In the 2019 SONA, President Ramaphosa announced that South Africa intends to double its international tourism to 21 million by 2030. Along with introducing a world-class visa regime, the country would be focusing on spatial interventions like special economic zones, reviving local industrial parks, business centres, digital hubs and township and village enterprises to bring economic development to local areas.
Presently, South Africa boasts around 530 formal hotels of more than 50 rooms, approximately 70 000 between them - and this number is only going to grow.
According to the JLL Research Report on Hotel investment, there has been an increased investment in the sector. They forecast that R6,9 billion will be invested into new hotels in South Africa over the next three years (2019-2021) - which translates into nearly 3900 new hotel rooms across the country. This is important data for the commercial property sector, especially during the festive season as well as a clear indication for investors.
The Industry Disruptors
As with any sector, economic uncertainty forces innovation and disruption - and these are well placed to be the most likely to succeed:
Privately owned
In recent years we have witnessed an increase of private accommodation offerings, with the rise of Airbnb, Booking.com and SafariNow. These cheaper and more agile options also have a greater appeal to millennials & "lifestyle" travellers.
According to Bizcommunity, those providing accommodation in Airbnbs, lodges, self-catering units, and B&Bs, have seen an increase of nearly 14% in the past year. This also encourages the purchase of residential 'investment' properties with the ability to provide future income.
Budget segments
There has also been a notable shift in investment into the budget and midscale segments of the tourism industry. Business budget and a tightening of travel allowances have meant that offerings like guest houses and serviced apartments have become more popular. The increased search for value has also seen luxury hotel names like Hilton, Marriott and Radisson focus on building up their 1-3 star hotel brands. This diversity will surely enable them to penetrate the market on a broader scale, enabling them to survive any economic shifts.
Investment opportunities
According to JLL, "there is a definite maturation of hotel investment structures in South Africa, as evidenced through the emergence of new investors and investment strategies in recent years, enabling investors to enter hotel real estate in ways beyond the direct acquisition of assets.
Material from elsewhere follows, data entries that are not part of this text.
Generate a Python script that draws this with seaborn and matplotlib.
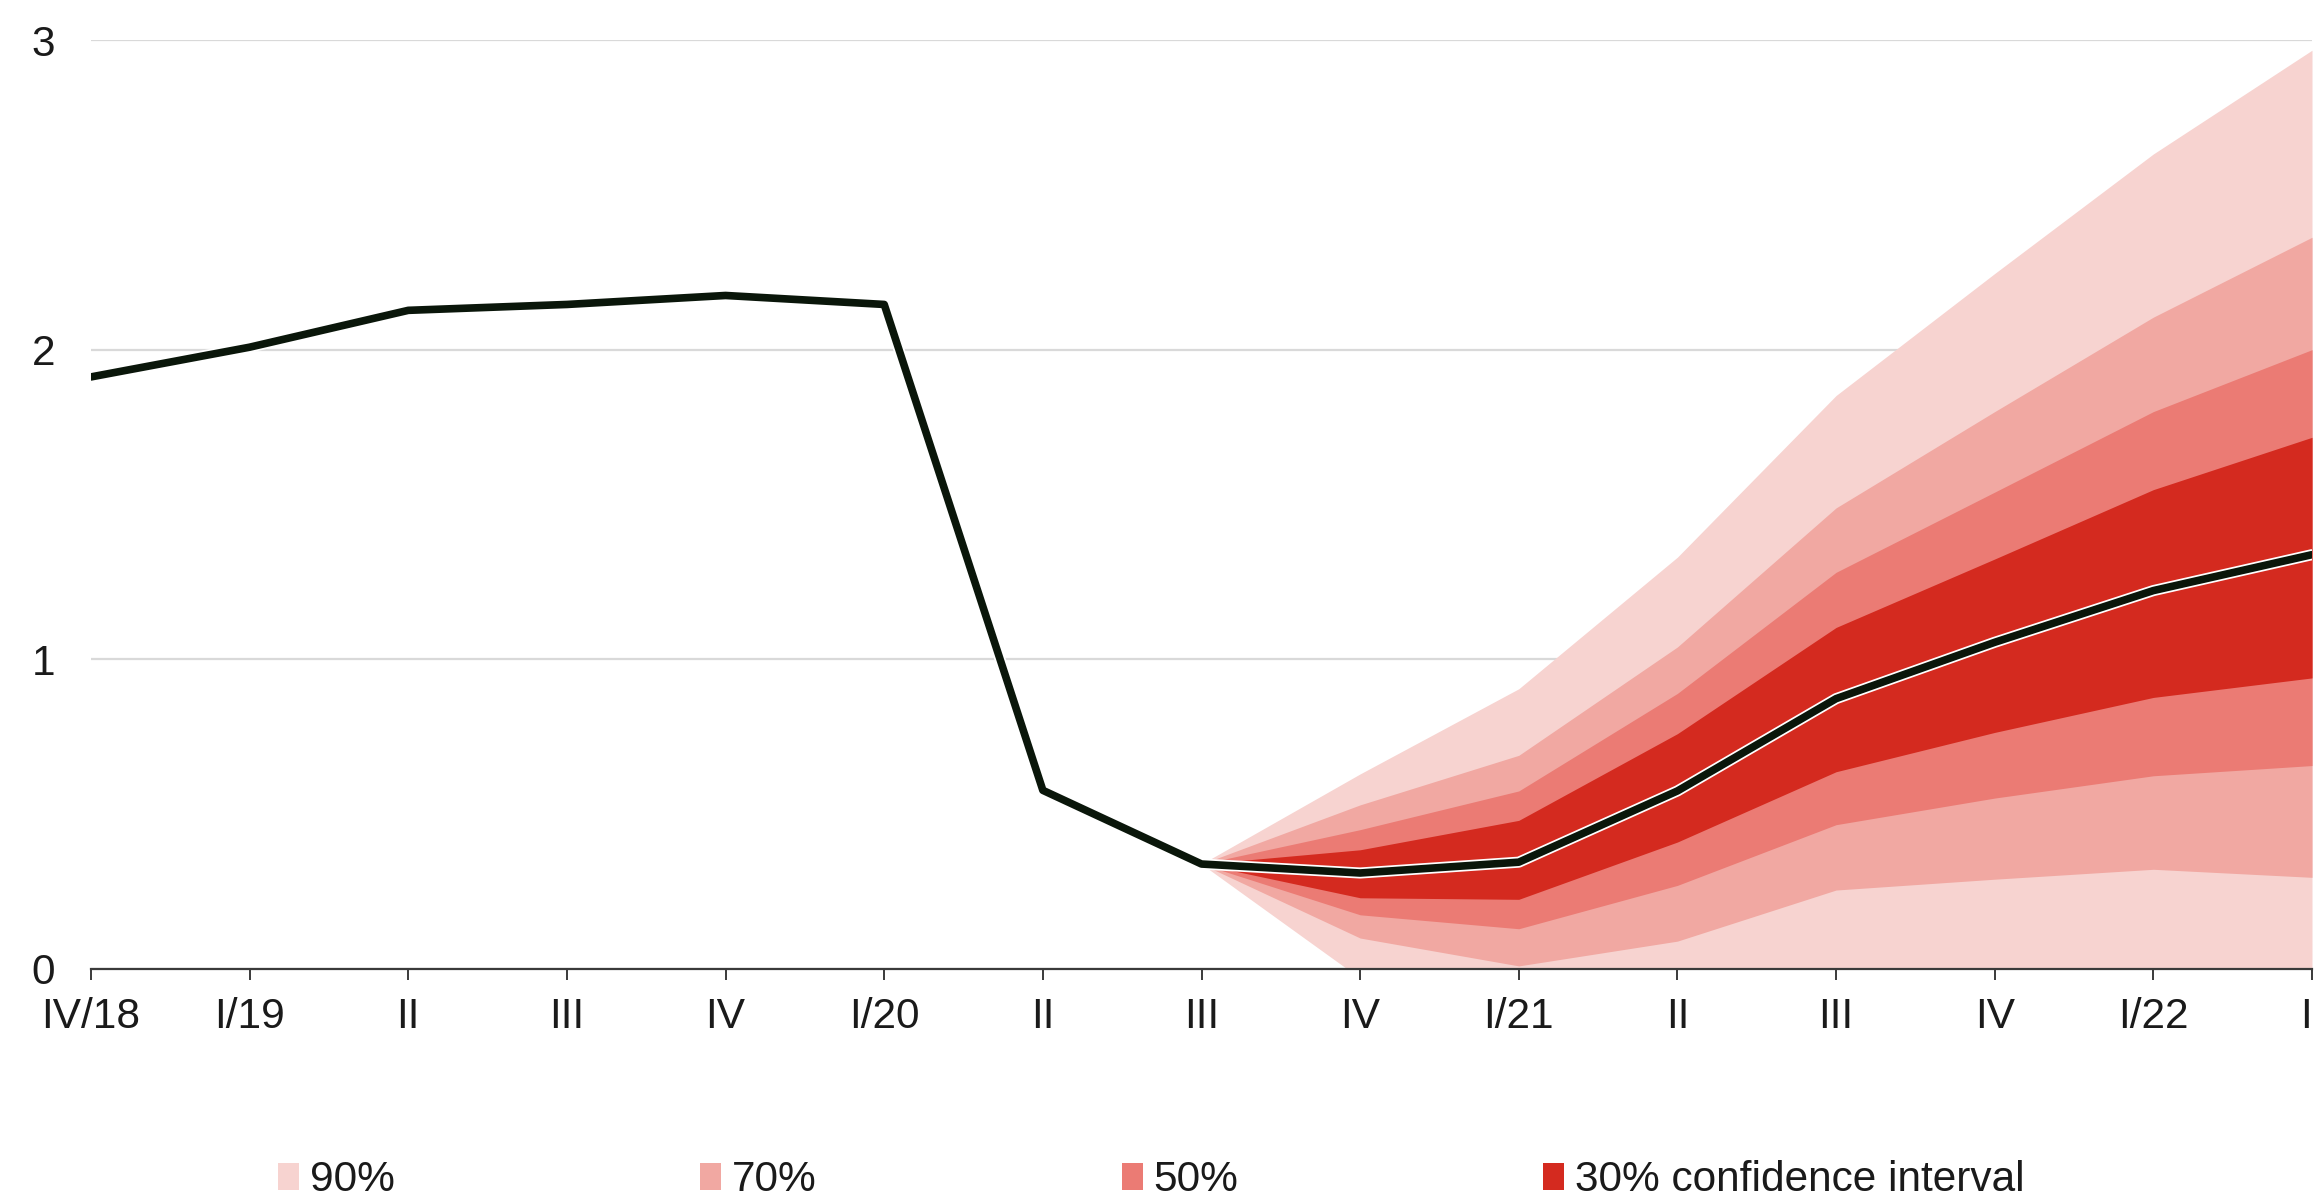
import numpy as np
import pandas as pd
import matplotlib
matplotlib.use("Agg")
import matplotlib.pyplot as plt
import matplotlib.patheffects as pe
from matplotlib.patches import Patch
import seaborn as sns

# Quarters on the x axis
quarters = ["IV/18", "I/19", "II", "III", "IV", "I/20", "II", "III",
            "IV", "I/21", "II", "III", "IV", "I/22", "II"]

# Central projection / actuals
inflation = [1.912, 2.008, 2.127, 2.146, 2.175, 2.146, 0.577, 0.339,
             0.31, 0.345, 0.575, 0.873, 1.055, 1.222, 1.338]

# Fan chart bands, starting at III/20 (index 7)
fan_start = 7
upper90 = [0.339, 0.63, 0.905, 1.33, 1.852, 2.246, 2.632, 2.967]
upper70 = [0.339, 0.53, 0.69, 1.04, 1.489, 1.80, 2.105, 2.363]
upper50 = [0.339, 0.45, 0.575, 0.89, 1.281, 1.54, 1.80, 2.0]
upper30 = [0.339, 0.385, 0.48, 0.76, 1.103, 1.324, 1.548, 1.717]
lower30 = [0.339, 0.23, 0.225, 0.41, 0.637, 0.764, 0.877, 0.94]
lower50 = [0.339, 0.175, 0.13, 0.27, 0.466, 0.552, 0.624, 0.657]
lower70 = [0.339, 0.10, 0.01, 0.09, 0.255, 0.29, 0.322, 0.296]
lower90 = [0.339, -0.03, 0.0, 0.0, 0.0, 0.0, 0.0, 0.0]

band_labels = ["90%", "70%", "50%", "30% confidence interval"]
band_colors = ["#f7d3d0", "#f1a8a2", "#eb7b74", "#d42a1f"]
line_color = "#0a160a"
text_color = "#1a1a1a"

sns.set_style("white")
plt.rcParams["font.family"] = ["Liberation Sans", "DejaVu Sans"]

fig = plt.figure(figsize=(23.15, 12.01), dpi=100)
ax = fig.add_axes([91 / 2315, 1 - 969 / 1201, (2312 - 91) / 2315, (969 - 40) / 1201])

x = np.arange(len(quarters))
xf = x[fan_start:]
bands = [(lower90, upper90), (lower70, upper70), (lower50, upper50), (lower30, upper30)]
for (lo, hi), col in zip(bands, band_colors):
    ax.fill_between(xf, lo, hi, color=col, linewidth=0, zorder=2)

df = pd.DataFrame({"x": x, "inflation": inflation})
sns.lineplot(data=df, x="x", y="inflation", color=line_color, linewidth=5.5,
             ax=ax, zorder=4,
             path_effects=[pe.Stroke(linewidth=8.0, foreground="white"), pe.Normal()])

ax.set_xlim(0, len(quarters) - 1)
ax.set_ylim(0, 3)
ax.set_xticks(x)
ax.set_xticklabels(quarters)
ax.set_yticks([0, 1, 2, 3])
ax.set_xlabel("")
ax.set_ylabel("")

ax.set_axisbelow(True)
ax.yaxis.grid(True, color="#d9d9d9", linewidth=1.6)
ax.xaxis.grid(False)
for s in ["top", "right", "left"]:
    ax.spines[s].set_visible(False)
ax.spines["bottom"].set_color("#3a3a3a")
ax.spines["bottom"].set_linewidth(1.6)
ax.spines["bottom"].set_zorder(5)

ax.tick_params(axis="x", length=8, width=1.4, color="#3a3a3a", pad=12,
               labelsize=30.5, labelcolor=text_color, bottom=True)
ax.tick_params(axis="y", length=0, pad=26, labelsize=30.5, labelcolor=text_color)

# legend entries placed along the bottom
leg_x = [278, 700, 1122, 1543]
for lab, col, lx in zip(band_labels, band_colors, leg_x):
    fig.legend(handles=[Patch(facecolor=col, edgecolor="none", label=lab)],
               loc="center left", bbox_to_anchor=(lx / 2315, 1 - 1180 / 1201),
               frameon=False, fontsize=30.5, handlelength=0.5, handleheight=0.6,
               handletextpad=0.25, borderaxespad=0, borderpad=0, labelcolor=text_color)

fig.savefig("out.png", dpi=100)
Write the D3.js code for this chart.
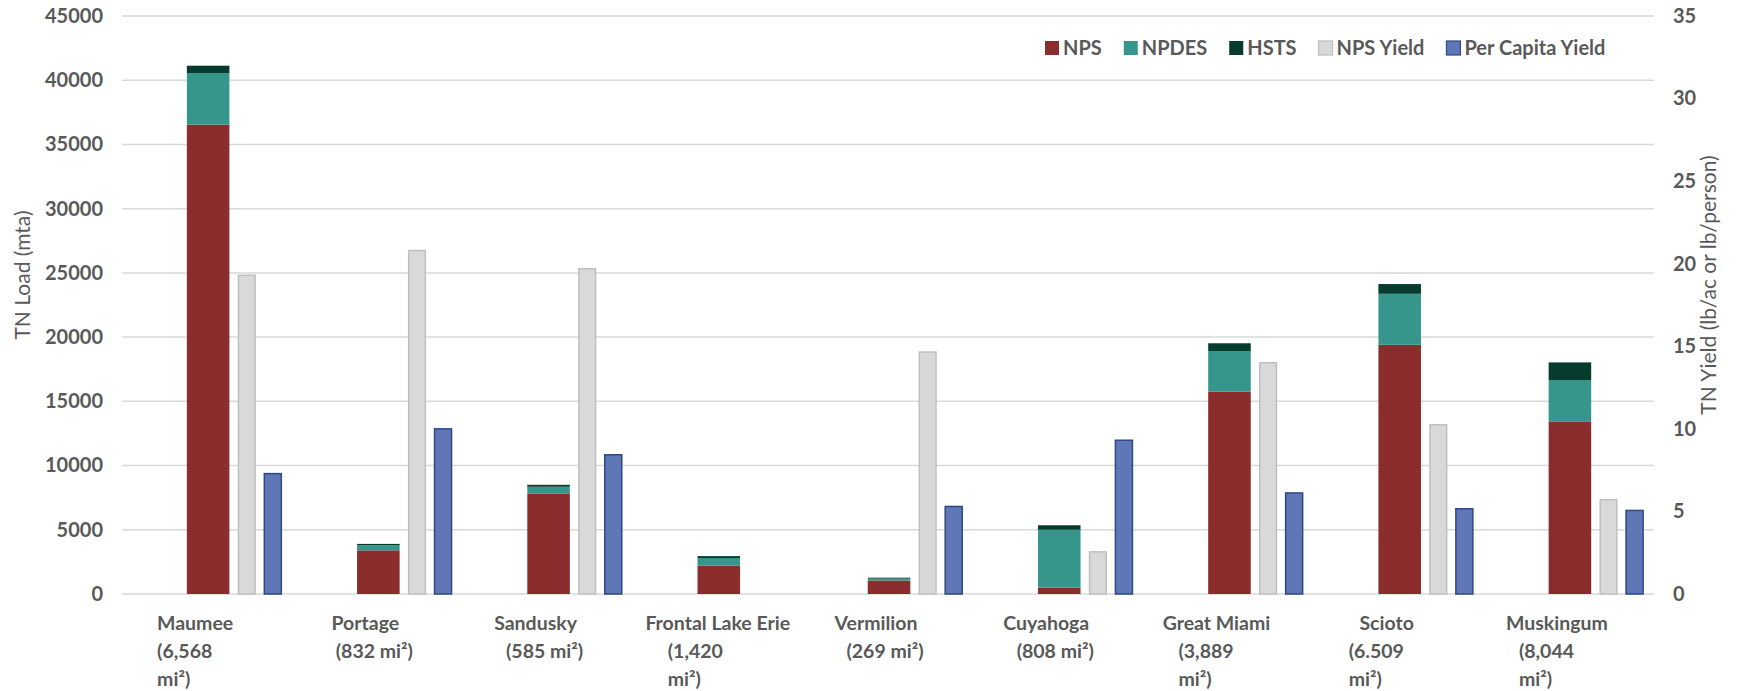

These can take the form of debt investments, syndicated ownership, strategic joint ventures, recapitalisations, direct real estate and brand M&A activity". In 2018, approximately 70% of global hotel investments were being made by private or generalist investors in an attempt to broaden their yield.
Three year forecast
The leisure tourism sector has always been an important driver for hotel demand in South Africa, and has traditionally been focussed on Cape Town, the Winelands and the Kruger National Park. However, domestic tourism is also on the rise, accounting for 44 million overnight stays a year - many of these for business purposes. JLL estimate that of the new hotels being developed in the next few years, 40% will be in Cape Town, 30% will enter Rosebank, Sandton and Melrose, 13% will enter Durban and Umhlanga, and the remaining 17% will be developed in secondary cities around the country.
Some developments in the pipeline include Capital Melrose, Hilton Garden Inn Umhlanga Arch, Marriott Melrose Arch and Radisson Blu Umhlanga.
Although tourism is still growing on a national and international level, the future of the industry will depend largely on the provincial and local government initiatives to drive strong and consistent growth in this asset class.